Unlike a nuclear power station which splits atoms, the JET fusion reactor instead squeezes together two forms of hydrogen (deuterium and tritium, extracted from the seawater) until they fuse.

Fusion is the process that powers stars such as our sun, and it could be a clean source for the world’s energy needs in the future. Whether it arrives in time to combat climate changes remains to be seen.

Fusion is inherently safe as it cannot start a run-away process.

Incidentally, film buffs will remember that the “Mr Fusion generator” powers Marty McFly’s flying DeLorean time-machine in the ‘Back To The Future’ movie series. However that fusion reactor ran on rubbish, and not hydrogen from seawater.

During this experiment, JET averaged a fusion power (i.e., energy per second) of around 11 Megawatts (Megajoules per second).

The previous energy record from a fusion experiment, achieved by JET in 1997, was 22 megajoules of heat energy. The peak power of 16MW achieved briefly in 1997 has not been surpassed in recent experiments, as the focus has been on sustained fusion power.

“Record results announced today are the clearest demonstration worldwide of the potential for fusion energy to deliver safe and sustainable low-carbon energy,” the announcement states.

“Researchers from the EUROfusion consortium – 4,800 experts, students and staff from across Europe, co-funded by the European Commission – more than doubled previous records achieved in 1997 at the UK Atomic Energy Authority (UKAEA) site in Oxford using the same fuel mixture to be used by commercial fusion energy powerplants.”

It said that 59 megajoules of sustained fusion energy was demonstrated by scientists and engineers working on the Joint European Torus (JET), the largest and most powerful operational tokamak machine in the world.

Landmark results

“These milestone results are testament to the UK’s role as a global leader in fusion energy research,” said George Freeman MP, Minister for Science, Research and Innovation. “They are evidence that the ground-breaking research and innovation being done here in the UK, and via collaboration with our partners across Europe, is making fusion power a reality.”

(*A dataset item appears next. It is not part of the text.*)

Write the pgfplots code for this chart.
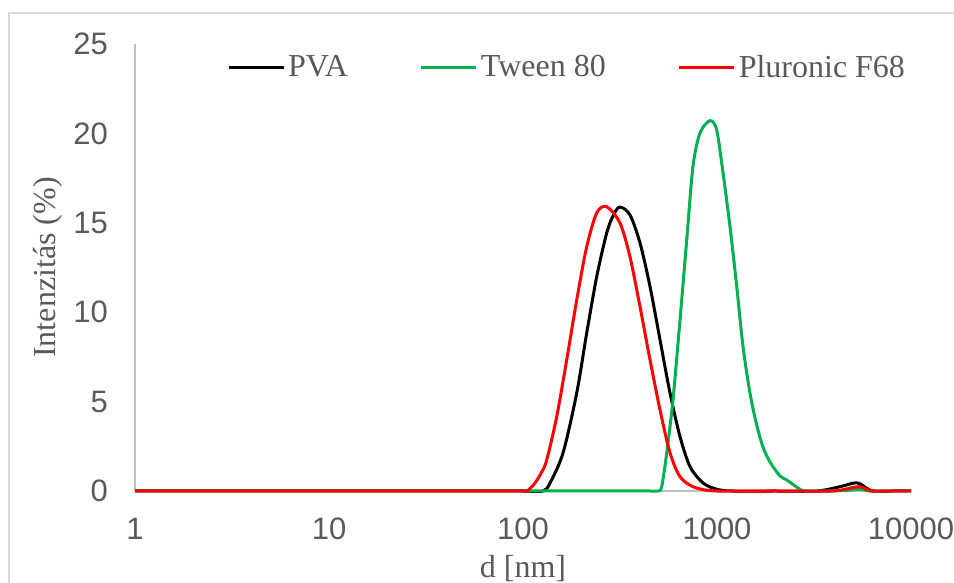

“Our Industrial Strategy for Fusion is intended to ensure the UK continues to lead the world on the commercial roll-out of this transformational technology, with the potential to deliver clean energy for generations to come,” said Freeman.

“These landmark results have taken us a huge step closer to conquering one of the biggest scientific and engineering challenges of them all,” noted Ian Chapman, UKAEA’s CEO. “It is reward for over 20 years of research and experiments with our partners from across Europe.”

“It’s clear we must make significant changes to address the effects of climate change, and fusion offers so much potential,” said Chapman. “We’re building the knowledge and developing the new technology required to deliver a low carbon, sustainable source of baseload energy that helps protect the planet for future generations. Our world needs fusion energy.”

The record and scientific data from these crucial experiments are a major boost for ITER, the larger and more advanced version of JET.

ITER is a fusion research mega-project supported by seven members – China, the European Union, India, Japan, South Korea, Russia and the USA – based in the south of France, to further demonstrate the scientific and technological feasibility of fusion energy.

“A sustained pulse of deuterium-tritium fusion at this power level – nearly industrial scale – delivers a resounding confirmation to all of those involved in the global fusion quest,” noted Dr Bernard Bigot, director general of ITER.

“For the ITER Project, the JET results are a strong confidence builder that we are on the right track as we move forward toward demonstrating full fusion power,” said Dr Bigot.